We may be enjoying our last few cool evenings. I’ve been making the most of them: stove-wise.
No one likes food bubbling on the stove when it’s hot out. Especially me. My normal good cheer is it’s lowest ebb through the sweltering months. But meals still have to be made all summer long because eating is some kind of daily requirement…
So while it’s still cool I keep our largest pots full. I order 5 pound bags of organic garbanzo beans, black beans, and pintos from the food co-op. Cooked and parceled out into jars, they’ll spare me from cooking beans (or buying beans) all summer. I make giant vats of stock, sauces, and favorite dishes that’ll be easy to thaw as needed. This helps to fill our basement freezer, which was packed full last fall but now has plenty of space.

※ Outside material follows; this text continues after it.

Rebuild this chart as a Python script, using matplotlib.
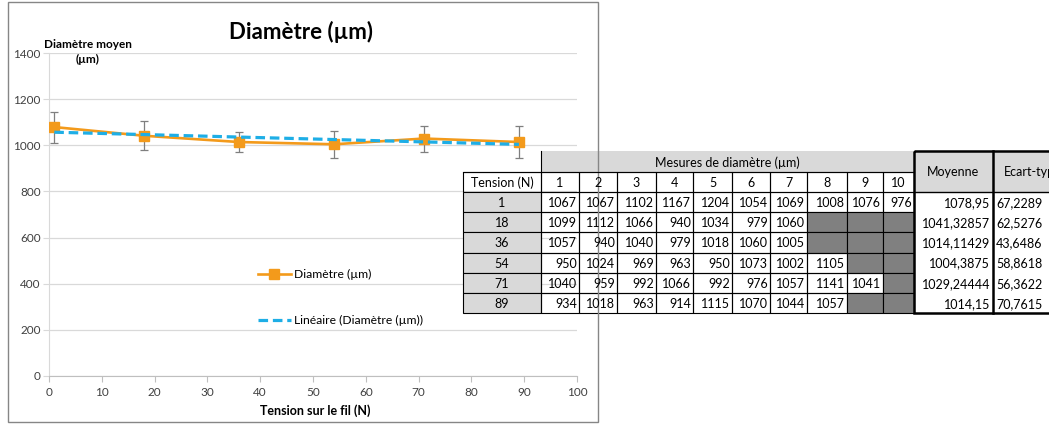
import numpy as np
import matplotlib
matplotlib.use('Agg')
import matplotlib.pyplot as plt
from matplotlib.patches import Rectangle

plt.rcParams['font.family'] = ['Lato', 'DejaVu Sans']

# data
tension = [1, 18, 36, 54, 71, 89]
moyenne = [1078.95, 1041.32857, 1014.11429, 1004.3875, 1029.24444, 1014.15]
ecart_type = [67.2289, 62.5276, 43.6486, 58.8618, 56.3622, 70.7615]
mesures = [
    [1067, 1067, 1102, 1167, 1204, 1054, 1069, 1008, 1076, 976],
    [1099, 1112, 1066, 940, 1034, 979, 1060, None, None, None],
    [1057, 940, 1040, 979, 1018, 1060, 1005, None, None, None],
    [950, 1024, 969, 963, 950, 1073, 1002, 1105, None, None],
    [1040, 959, 992, 1066, 992, 976, 1057, 1141, 1041, None],
    [934, 1018, 963, 914, 1115, 1070, 1044, 1057, None, None],
]
moyenne_txt = ['1078,95', '1041,32857', '1014,11429', '1004,3875', '1029,24444', '1014,15']
ecart_txt = ['67,2289', '62,5276', '43,6486', '58,8618', '56,3622', '70,7615']
x_ticks = list(range(0, 101, 10))
y_ticks = list(range(0, 1401, 200))

W, H = 1049, 424
fig = plt.figure(figsize=(W / 100, H / 100), dpi=100)

# chart
ax = fig.add_axes([49 / W, 1 - 376 / H, 528 / W, 323 / H])
orange = '#F39A1B'
blue = '#1EAEE6'
ax.errorbar(tension, moyenne, yerr=ecart_type, fmt='none', ecolor='#7F7F7F',
            elinewidth=0.9, capsize=3, capthick=0.9, zorder=3)
ax.plot(tension, moyenne, color=orange, lw=1.9, marker='s', ms=7.5,
        label='Diamètre (µm)', zorder=4)
coef = np.polyfit(tension, moyenne, 1)
xt = np.array([tension[0], tension[-1]])
ax.plot(xt, np.polyval(coef, xt), color=blue, lw=2.3, ls=(0, (3, 1.5)),
        label='Linéaire (Diamètre (µm))', zorder=5)

ax.set_xlim(0, 100)
ax.set_ylim(0, 1400)
ax.set_xticks(x_ticks)
ax.set_yticks(y_ticks)
ax.grid(axis='y', color='#D9D9D9', lw=0.9)
ax.set_axisbelow(True)
for s in ['top', 'right']:
    ax.spines[s].set_visible(False)
ax.spines['left'].set_color('#D9D9D9')
ax.spines['bottom'].set_color('#BFBFBF')
ax.tick_params(axis='y', length=4, color='#D9D9D9', labelsize=8.5, labelcolor='#404040', pad=2)
ax.tick_params(axis='x', length=4, color='#BFBFBF', labelsize=8.5, labelcolor='#404040', pad=4)
ax.patch.set_alpha(0)

fig.text(301 / W, 1 - 32 / H, 'Diamètre (µm)', fontsize=16, fontweight='bold',
         ha='center', va='center')
fig.text(88 / W, 1 - 44 / H, 'Diamètre moyen', fontsize=8.5, fontweight='bold',
         ha='center', va='center')
fig.text(88 / W, 1 - 59 / H, '(µm)', fontsize=8.5, fontweight='bold',
         ha='center', va='center')
fig.text(315 / W, 1 - 411 / H, 'Tension sur le fil (N)', fontsize=9, fontweight='bold',
         ha='center', va='center')

ax.legend(loc='center left', bbox_to_anchor=((258 - 49) / 528, (376 - 297.5) / 323),
          frameon=False, fontsize=8.7, handlelength=2.7, handletextpad=0.3,
          labelspacing=2.9, borderpad=0, borderaxespad=0)

# table, drawn in pixel coordinates
tx = fig.add_axes([0, 0, 1, 1])
tx.set_xlim(0, W)
tx.set_ylim(H, 0)
tx.axis('off')
tx.patch.set_alpha(0)

cols = [463, 541, 579, 617, 656, 693, 732, 770, 807, 847, 883, 914, 993, 1070]
rows = [151, 172, 192] + [192 + 20.17 * (i + 1) for i in range(6)]
light = '#D9D9D9'
dark = '#808080'
fs = 9

def box(x0, y0, x1, y1, fc='none', lw=0.8):
    tx.add_patch(Rectangle((x0, y0), x1 - x0, y1 - y0, fc=fc, ec='black', lw=lw))

# header
tx.add_patch(Rectangle((cols[1], rows[0]), cols[11] - cols[1], rows[1] - rows[0],
                       fc=light, ec='none'))
tx.plot([cols[1], cols[1]], [rows[0], rows[1]], color='black', lw=0.8)
tx.plot([cols[0], cols[11]], [rows[1], rows[1]], color='black', lw=0.8)
tx.text((cols[1] + cols[11]) / 2, (rows[0] + rows[1]) / 2 + 1, 'Mesures de diamètre (µm)',
        fontsize=fs, ha='center', va='center')
box(cols[0], rows[1], cols[1], rows[2])
tx.text((cols[0] + cols[1]) / 2, (rows[1] + rows[2]) / 2 + 1, 'Tension (N)',
        fontsize=fs, ha='center', va='center')
for j in range(10):
    box(cols[j + 1], rows[1], cols[j + 2], rows[2])
    tx.text((cols[j + 1] + cols[j + 2]) / 2, (rows[1] + rows[2]) / 2 + 1, str(j + 1),
            fontsize=fs, ha='center', va='center')

# data rows
for i, t in enumerate(tension):
    y0, y1 = rows[i + 2], rows[i + 3]
    yc = (y0 + y1) / 2 + 1
    box(cols[0], y0, cols[1], y1, fc=light)
    tx.text((cols[0] + cols[1]) / 2, yc, str(t), fontsize=fs, ha='center', va='center')
    for j, v in enumerate(mesures[i]):
        if v is None:
            box(cols[j + 1], y0, cols[j + 2], y1, fc=dark)
        else:
            box(cols[j + 1], y0, cols[j + 2], y1)
            tx.text(cols[j + 2] - 2, yc, str(v), fontsize=fs, ha='right', va='center')
    tx.text(cols[12] - 3, yc, moyenne_txt[i], fontsize=fs, ha='right', va='center')
    tx.text(cols[12] + 3, yc, ecart_txt[i], fontsize=fs, ha='left', va='center')

# moyenne / ecart-type block
tx.add_patch(Rectangle((cols[11], rows[0]), cols[13] - cols[11], rows[2] - rows[0],
                       fc=light, ec='none'))
tx.text((cols[11] + cols[12]) / 2, (rows[0] + rows[2]) / 2, 'Moyenne',
        fontsize=fs, ha='center', va='center')
tx.text(1033, (rows[0] + rows[2]) / 2, 'Ecart-type', fontsize=fs, ha='center', va='center')
tx.plot([cols[11], cols[13]], [rows[2], rows[2]], color='black', lw=1.0)
box(cols[11], rows[0], cols[13], rows[-1], lw=1.8)
tx.plot([cols[12], cols[12]], [rows[0], rows[-1]], color='black', lw=1.8)

# chart frame
tx.add_patch(Rectangle((8, 2), 590, 420, fc='none', ec='#868686', lw=1.0))

fig.savefig('out.png', dpi=100)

Spring stocking also has to do with accounting for what we canned and dried last year. I keep track in a not-so-organized way. It’s not easy to compensate for yearly fluctuations in production and use. Already 25 quarts of applesauce are gone, two dozen half pints of grape jelly gone, and 45 quarts of marinara sauce are almost gone while it appears we made too much salsa and way too much peach spread. I also have lots of dried tomatoes and zucchini (and what made me dry several gallon bags of chard?) Then there’s all the parching corn I grew, thinking surely I’d grind it for cornbread. Um, maybe twice. Clearly we’ll be eating more of what’s in ample supply.
It doesn’t matter. I cherish every last one of these cool spring evenings. Steam rising from pots on the stove make summer relaxation possible.